If `f'(x)=(1)/((1+x^(2))^(3//2))` and `f(0)=0,` then `f(1)` is equal to :

To solve the problem step by step, we need to find the function \( f(x) \) given its derivative \( f'(x) \) and the initial condition \( f(0) = 0 \). ### Step 1: Integrate the derivative Given: \[ f'(x) = \frac{1}{(1 + x^2)^{3/2}} \] We need to find \( f(x) \) by integrating \( f'(x) \): \[ f(x) = \int f'(x) \, dx = \int \frac{1}{(1 + x^2)^{3/2}} \, dx \] ### Step 2: Use a trigonometric substitution To solve the integral, we can use the substitution \( x = \tan(\theta) \). Then, \( dx = \sec^2(\theta) \, d\theta \) and \( 1 + x^2 = \sec^2(\theta) \).

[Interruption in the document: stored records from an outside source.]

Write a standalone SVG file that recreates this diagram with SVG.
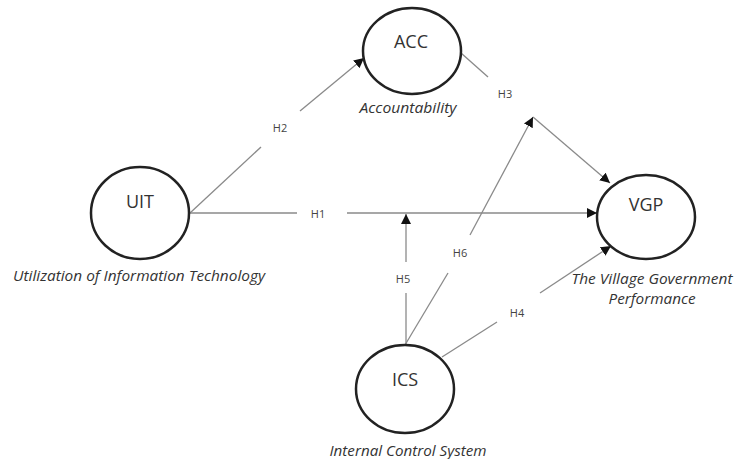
<svg xmlns="http://www.w3.org/2000/svg" width="736" height="459" viewBox="0 0 736 459">
<style>
.node{fill:#fff;stroke:#222;stroke-width:2.5}
.abbr{font-family:"Open Sans","Liberation Sans",sans-serif;font-size:18px;fill:#333;text-anchor:middle}
.cap{font-family:"Open Sans","Liberation Sans",sans-serif;font-size:15px;font-style:italic;fill:#333;text-anchor:middle}
.cap2{font-size:14px}
.lbl{font-family:"Open Sans","Liberation Sans",sans-serif;font-size:11px;fill:#444;text-anchor:middle;dominant-baseline:central}
.edge{stroke:#8a8a8a;stroke-width:1.3;fill:none}
</style>
<defs>
<marker id="ah" viewBox="0 0 10 10" refX="10" refY="5" markerWidth="10" markerHeight="10" markerUnits="userSpaceOnUse" orient="auto">
<path d="M0,0 L10,5 L0,10 z" fill="#111"/>
</marker>
</defs>
<rect width="736" height="459" fill="#fff"/>
<g id="connectors">
<line class="edge" x1="190" y1="213" x2="261" y2="147"/>
<line class="edge" x1="300" y1="111" x2="364" y2="58" marker-end="url(#ah)"/>
<text class="lbl" x="280" y="127">H2</text>
<line class="edge" x1="190" y1="213" x2="297" y2="213"/>
<line class="edge" x1="347" y1="213" x2="597" y2="213" marker-end="url(#ah)"/>
<text class="lbl" x="318" y="213">H1</text>
<line class="edge" x1="461" y1="53" x2="488" y2="77"/>
<line class="edge" x1="533" y1="117" x2="610" y2="183" marker-end="url(#ah)"/>
<text class="lbl" x="505" y="93">H3</text>
<line class="edge" x1="405" y1="345" x2="448" y2="273"/>
<line class="edge" x1="470" y1="235" x2="533" y2="117" marker-end="url(#ah)"/>
<text class="lbl" x="460" y="252">H6</text>
<line class="edge" x1="406" y1="345" x2="406" y2="293"/>
<line class="edge" x1="406" y1="262" x2="406" y2="214" marker-end="url(#ah)"/>
<text class="lbl" x="403" y="278">H5</text>
<line class="edge" x1="442" y1="357" x2="497" y2="322"/>
<line class="edge" x1="540" y1="293" x2="611" y2="246" marker-end="url(#ah)"/>
<text class="lbl" x="517" y="312">H4</text>
</g>
<g id="ACC">
<ellipse class="node" cx="412" cy="51" rx="49" ry="43"/>
<text class="abbr" x="411" y="48">ACC</text>
<text class="cap" x="408" y="113" textLength="97" lengthAdjust="spacingAndGlyphs">Accountability</text>
</g>
<g id="UIT">
<ellipse class="node" cx="140" cy="213" rx="49" ry="46"/>
<text class="abbr" x="140" y="208">UIT</text>
<text class="cap" x="139" y="281" textLength="252" lengthAdjust="spacingAndGlyphs">Utilization of Information Technology</text>
</g>
<g id="VGP">
<ellipse class="node" cx="646" cy="217" rx="49" ry="42"/>
<text class="abbr" x="646" y="211">VGP</text>
<text class="cap cap2" x="652" y="284" textLength="161" lengthAdjust="spacingAndGlyphs">The Village Government</text>
<text class="cap cap2" x="652" y="304" textLength="87" lengthAdjust="spacingAndGlyphs">Performance</text>
</g>
<g id="ICS">
<ellipse class="node" cx="405" cy="389" rx="49" ry="44"/>
<text class="abbr" x="405" y="386">ICS</text>
<text class="cap" x="408" y="456" textLength="157" lengthAdjust="spacingAndGlyphs">Internal Control System</text>
</g>
</svg>
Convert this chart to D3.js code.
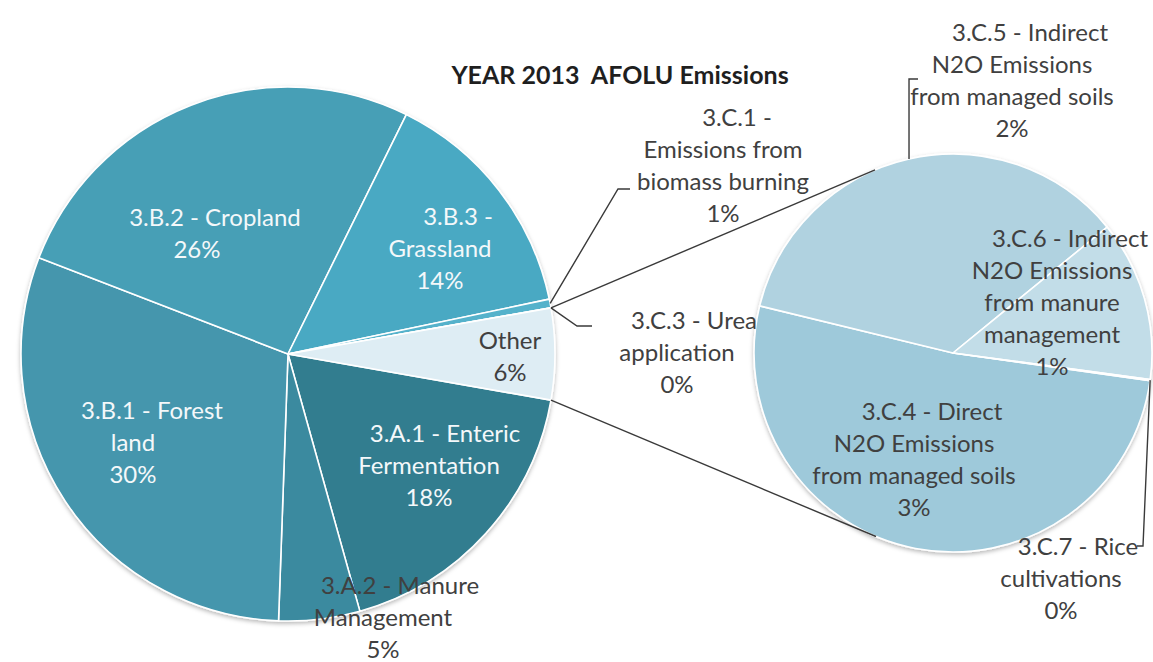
<!DOCTYPE html>
<html>
<head>
<meta charset="utf-8">
<script src="https://cdn.jsdelivr.net/npm/d3@7"></script>
<style>
  html, body { margin: 0; padding: 0; background: #fff; }
  svg { display: block; font-family: Lato, "Open Sans", sans-serif; }
</style>
</head>
<body>
<svg id="chart" width="1153" height="662"></svg>
<script>
// 2013 AFOLU emissions, share of total (%)
const chartTitle = "YEAR 2013  AFOLU Emissions";

// Categories shown in the main pie (the last slice "Other" groups the secondary pie)
const mainCategories = [
  "3.A.1 - Enteric Fermentation",
  "3.A.2 - Manure Management",
  "3.B.1 - Forest land",
  "3.B.2 - Cropland",
  "3.B.3 - Grassland",
  "3.C.1 - Emissions from biomass burning",
  "3.C.3 - Urea application"
];
const mainValues = [17.9, 4.9, 30.3, 26.44, 14.4, 0.52, 0.01];
const mainLabelLines = [
  ["3.A.1 - Enteric", "Fermentation"],
  ["3.A.2 - Manure", "Management"],
  ["3.B.1 - Forest", "land"],
  ["3.B.2 - Cropland"],
  ["3.B.3 -", "Grassland"],
  ["3.C.1 -", "Emissions from", "biomass burning"],
  ["3.C.3 - Urea", "application"]
];
const mainColors = ["#307d8f", "#3b8a9f", "#4496ad", "#469fb6", "#4aa9c3", "#55b2cb", "#5ab6ce"];

const otherName = "Other";
const otherColor = "#deedf4";

// Categories broken out in the secondary pie
const otherCategories = [
  "3.C.4 - Direct N2O Emissions from managed soils",
  "3.C.5 - Indirect N2O Emissions from managed soils",
  "3.C.6 - Indirect N2O Emissions from manure management",
  "3.C.7 - Rice cultivations"
];
const otherValues = [2.85, 1.95, 0.72, 0.005];
const otherLabelLines = [
  ["3.C.4 - Direct", "N2O Emissions", "from managed soils"],
  ["3.C.5 - Indirect", "N2O Emissions", "from managed soils"],
  ["3.C.6 - Indirect", "N2O Emissions", "from manure", "management"],
  ["3.C.7 - Rice", "cultivations"]
];
const otherColors = ["#9ec9da", "#b0d2e0", "#c2dde8", "#a8cfde"];

// ---- layout ----
const main = { cx: 288, cy: 354, r: 267 };
const sec = { cx: 953, cy: 353, r: 199 };
const lineH = 32;
const dark = "#404040";
const light = "#f4f8fa";

// label placement: x = centre of the lines, y = centre of the first line,
// dx = per-line horizontal nudge
const mainLabelPos = [
  { x: 429, y: 433, dx: [16, 0, 0], fill: light },
  { x: 383, y: 585, dx: [17, 0, 0], fill: dark },
  { x: 133, y: 410, dx: [19, 0, 0], fill: light },
  { x: 197, y: 217, dx: [18, 0], fill: light },
  { x: 440, y: 216, dx: [18, 0, 0], fill: light },
  { x: 723, y: 117, dx: [14, 0, 0, 0], fill: dark, leader: [[618, 189], [630, 189]] },
  { x: 677, y: 320, dx: [17, 0, 0], fill: dark, leader: [[577, 326], [592, 326]] },
  { x: 510, y: 340, dx: [0, 0], fill: dark }
];
const otherLabelPos = [
  { x: 914, y: 411, dx: [18, 0, 0, 0] },
  { x: 1012, y: 32, dx: [18, 0, 0, 0], leader: [[null, 79], [918, 79]] },
  { x: 1052, y: 238, dx: [18, 0, 0, 0, 0] },
  { x: 1061, y: 546, dx: [17, 0, 0], leader: [[1143, 546], [1137, 546]] }
];

const svg = d3.select("#chart");

const defs = svg.append("defs");
const shadow = defs.append("filter").attr("id", "pieShadow")
  .attr("x", "-10%").attr("y", "-10%").attr("width", "120%").attr("height", "120%");
shadow.append("feDropShadow")
  .attr("dx", 0).attr("dy", 2).attr("stdDeviation", 2.2)
  .attr("flood-color", "#000").attr("flood-opacity", 0.28);

const otherSum = d3.sum(otherValues);
const total = d3.sum(mainValues) + otherSum;
const pct = v => Math.round(v / total * 100) + "%";

const mainData = mainCategories.map((name, i) => ({
  name, value: mainValues[i], lines: mainLabelLines[i], color: mainColors[i], pos: mainLabelPos[i]
})).concat([{
  name: otherName, value: otherSum, lines: [otherName], color: otherColor, pos: mainLabelPos[mainCategories.length]
}]);

const secData = otherCategories.map((name, i) => ({
  name, value: otherValues[i], lines: otherLabelLines[i], color: otherColors[i], pos: otherLabelPos[i]
}));

// "Other" is centred on the horizontal axis facing the secondary pie
const otherAngle = 2 * Math.PI * otherSum / total;
const mainStart = Math.PI / 2 + otherAngle / 2;
const pieMain = d3.pie().sort(null).value(d => d.value)
  .startAngle(mainStart).endAngle(mainStart + 2 * Math.PI);
const secStart = 98 * Math.PI / 180;
const pieSec = d3.pie().sort(null).value(d => d.value)
  .startAngle(secStart).endAngle(secStart + 2 * Math.PI);

const arcsMain = pieMain(mainData);
const arcsSec = pieSec(secData);

const pointOn = (c, a, r) => [c.cx + r * Math.sin(a), c.cy - r * Math.cos(a)];

function drawPie(c, arcs) {
  const arc = d3.arc().innerRadius(0).outerRadius(c.r);
  const g = svg.append("g")
    .attr("transform", `translate(${c.cx},${c.cy})`)
    .attr("filter", "url(#pieShadow)");
  g.selectAll("path").data(arcs).join("path")
    .attr("d", arc)
    .attr("fill", d => d.data.color)
    .attr("stroke", "#fff")
    .attr("stroke-width", 1.6)
    .attr("stroke-linejoin", "round");
}

drawPie(main, arcsMain);
drawPie(sec, arcsSec);

// connector lines from the "Other" slice to tangents of the secondary pie
const otherArc = arcsMain[arcsMain.length - 1];
function tangentPoint(p, c, upper) {
  const dx = p[0] - c.cx, dy = p[1] - c.cy;
  const d = Math.hypot(dx, dy);
  const base = Math.atan2(dy, dx);
  const off = Math.acos(c.r / d);
  const a = upper ? base + off : base - off;
  return [c.cx + c.r * Math.cos(a), c.cy + c.r * Math.sin(a)];
}
const pTop = pointOn(main, otherArc.startAngle, main.r);
const pBot = pointOn(main, otherArc.endAngle, main.r);
const connectors = [
  [pTop, tangentPoint(pTop, sec, true)],
  [pBot, tangentPoint(pBot, sec, false)]
];
svg.append("g").selectAll("line").data(connectors).join("line")
  .attr("x1", d => d[0][0]).attr("y1", d => d[0][1])
  .attr("x2", d => d[1][0]).attr("y2", d => d[1][1])
  .attr("stroke", "#3a3a3a").attr("stroke-width", 1.4);

// labels and leader lines
function drawLabels(c, arcs, defaultFill) {
  const lineGen = d3.line();
  arcs.forEach(a => {
    const d = a.data, pos = d.pos;
    if (pos.leader) {
      const mid = (a.startAngle + a.endAngle) / 2;
      const start = pointOn(c, mid, c.r);
      const pts = [start].concat(pos.leader.map(p => [p[0] == null ? start[0] : p[0], p[1]]));
      svg.append("path")
        .attr("d", lineGen(pts))
        .attr("fill", "none")
        .attr("stroke", "#3a3a3a")
        .attr("stroke-width", 1.4);
    }
    const lines = d.lines.concat([pct(d.value)]);
    const t = svg.append("text")
      .attr("text-anchor", "middle")
      .attr("font-size", 24)
      .attr("fill", pos.fill || defaultFill);
    lines.forEach((s, i) => {
      t.append("tspan")
        .attr("x", pos.x + (pos.dx[i] || 0))
        .attr("y", pos.y + i * lineH)
        .attr("dy", "0.36em")
        .text(s);
    });
  });
}
drawLabels(main, arcsMain, dark);
drawLabels(sec, arcsSec, dark);

svg.append("text")
  .attr("x", 620).attr("y", 84)
  .attr("text-anchor", "middle")
  .attr("font-size", 25)
  .attr("font-weight", "bold")
  .attr("fill", "#1f1f1f")
  .style("white-space", "pre")
  .text(chartTitle);
</script>
</body>
</html>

Substituting these into the integral gives: \[ f(x) = \int \frac{\sec^2(\theta)}{(\sec^2(\theta))^{3/2}} \, d\theta = \int \frac{\sec^2(\theta)}{\sec^3(\theta)} \, d\theta = \int \cos(\theta) \, d\theta \] ### Step 3: Integrate The integral of \( \cos(\theta) \) is: \[ f(x) = \sin(\theta) + C \] ### Step 4: Substitute back to original variable Since \( \theta = \tan^{-1}(x) \), we have: \[ f(x) = \sin(\tan^{-1}(x)) + C \] Using the right triangle definition, where \( \tan(\theta) = \frac{x}{1} \), we can find: - Opposite side = \( x \) - Adjacent side = \( 1 \) - Hypotenuse = \( \sqrt{1 + x^2} \) Thus, \[ \sin(\tan^{-1}(x)) = \frac{x}{\sqrt{1 + x^2}} \] So, \[ f(x) = \frac{x}{\sqrt{1 + x^2}} + C \] ### Step 5: Use the initial condition to find \( C \) We know \( f(0) = 0 \): \[ f(0) = \frac{0}{\sqrt{1 + 0^2}} + C = 0 \implies C = 0 \] Thus, \[ f(x) = \frac{x}{\sqrt{1 + x^2}} \] ### Step 6: Find \( f(1) \) Now we can find \( f(1) \): \[ f(1) = \frac{1}{\sqrt{1 + 1^2}} = \frac{1}{\sqrt{2}} = \frac{\sqrt{2}}{2} \] ### Final Answer \[ f(1) = \frac{\sqrt{2}}{2} \]